⟨

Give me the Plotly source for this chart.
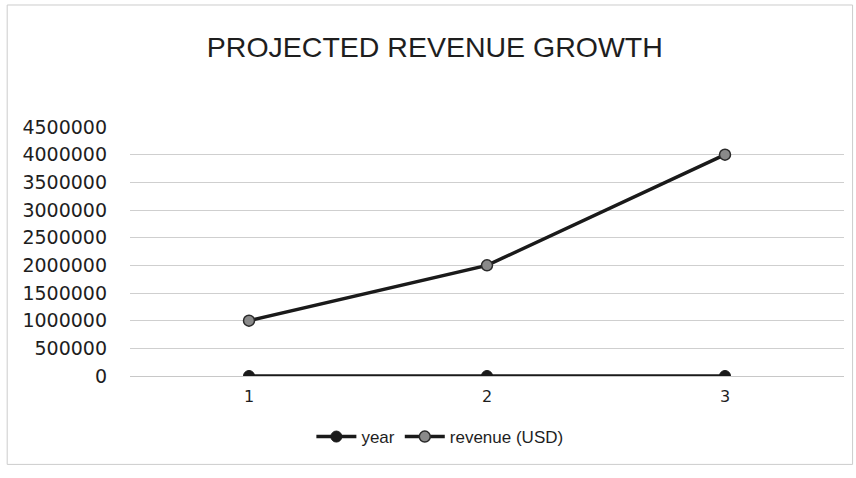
import plotly.graph_objects as go

categories = ["1", "2", "3"]
year_values = [1, 2, 3]
revenue_values = [1000000, 2000000, 4000000]
y_ticks = [0, 500000, 1000000, 1500000, 2000000, 2500000, 3000000, 3500000, 4000000, 4500000]

fig = go.Figure()
fig.add_trace(go.Scatter(
    x=categories, y=year_values, name="year", mode="lines+markers",
    line=dict(color="#1a1a1a", width=3.5),
    marker=dict(symbol="circle", size=11, color="#1a1a1a", line=dict(color="#1a1a1a", width=1)),
))
fig.add_trace(go.Scatter(
    x=categories, y=revenue_values, name="revenue (USD)", mode="lines+markers",
    line=dict(color="#1a1a1a", width=3.5),
    marker=dict(symbol="circle", size=11, color="#8a8a8a", line=dict(color="#2a2a2a", width=1.5)),
))

fig.update_layout(
    width=856, height=478,
    paper_bgcolor="white", plot_bgcolor="white",
    margin=dict(l=130, r=12, t=127, b=102),
    title=dict(text="PROJECTED REVENUE GROWTH", x=0.508, xanchor="center", y=0.902, yanchor="middle",
               font=dict(family="Liberation Sans, Arial", size=28.5, color="#1e1e1e")),
    font=dict(family="DejaVu Sans", size=19, color="#1e1e1e"),
    showlegend=True,
    legend=dict(orientation="h", x=0.434, xanchor="center", y=-0.245, yanchor="middle",
                font=dict(family="Liberation Sans, Arial", size=17, color="#1e1e1e"),
                itemwidth=40, tracegroupgap=0, bgcolor="rgba(0,0,0,0)"),
    xaxis=dict(type="category", range=[-0.5, 2.5], showgrid=False, zeroline=False,
               showline=True, linecolor="#c8c8c8", ticks="", tickfont=dict(size=16),
               ticklabelstandoff=6),
    yaxis=dict(range=[0, 4500000], tickvals=y_ticks, ticktext=[str(v) for v in y_ticks],
               showgrid=True, gridcolor="#cfcfcf", gridwidth=1, zeroline=False,
               showline=False, ticks="", tickfont=dict(size=19), ticklabelstandoff=22),
    shapes=[dict(type="rect", xref="paper", yref="paper", x0=-0.172, x1=1.012, y0=-0.355, y1=1.49,
                 line=dict(color="#cccccc", width=1), fillcolor="rgba(0,0,0,0)")],
)

fig.write_html("out.html")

⟩

Print out the lines exactly, skipping any picture.

■ **SOLUTION TO THIS PROBLEM**
Give me the Plotly source for this chart.
import plotly.graph_objects as go

categories = ["1", "2", "3"]
year_values = [1, 2, 3]
revenue_values = [1000000, 2000000, 4000000]
y_ticks = [0, 500000, 1000000, 1500000, 2000000, 2500000, 3000000, 3500000, 4000000, 4500000]

fig = go.Figure()
fig.add_trace(go.Scatter(
    x=categories, y=year_values, name="year", mode="lines+markers",
    line=dict(color="#1a1a1a", width=3.5),
    marker=dict(symbol="circle", size=11, color="#1a1a1a", line=dict(color="#1a1a1a", width=1)),
))
fig.add_trace(go.Scatter(
    x=categories, y=revenue_values, name="revenue (USD)", mode="lines+markers",
    line=dict(color="#1a1a1a", width=3.5),
    marker=dict(symbol="circle", size=11, color="#8a8a8a", line=dict(color="#2a2a2a", width=1.5)),
))

fig.update_layout(
    width=856, height=478,
    paper_bgcolor="white", plot_bgcolor="white",
    margin=dict(l=130, r=12, t=127, b=102),
    title=dict(text="PROJECTED REVENUE GROWTH", x=0.508, xanchor="center", y=0.902, yanchor="middle",
               font=dict(family="Liberation Sans, Arial", size=28.5, color="#1e1e1e")),
    font=dict(family="DejaVu Sans", size=19, color="#1e1e1e"),
    showlegend=True,
    legend=dict(orientation="h", x=0.434, xanchor="center", y=-0.245, yanchor="middle",
                font=dict(family="Liberation Sans, Arial", size=17, color="#1e1e1e"),
                itemwidth=40, tracegroupgap=0, bgcolor="rgba(0,0,0,0)"),
    xaxis=dict(type="category", range=[-0.5, 2.5], showgrid=False, zeroline=False,
               showline=True, linecolor="#c8c8c8", ticks="", tickfont=dict(size=16),
               ticklabelstandoff=6),
    yaxis=dict(range=[0, 4500000], tickvals=y_ticks, ticktext=[str(v) for v in y_ticks],
               showgrid=True, gridcolor="#cfcfcf", gridwidth=1, zeroline=False,
               showline=False, ticks="", tickfont=dict(size=19), ticklabelstandoff=22),
    shapes=[dict(type="rect", xref="paper", yref="paper", x0=-0.172, x1=1.012, y0=-0.355, y1=1.49,
                 line=dict(color="#cccccc", width=1), fillcolor="rgba(0,0,0,0)")],
)

fig.write_html("out.html")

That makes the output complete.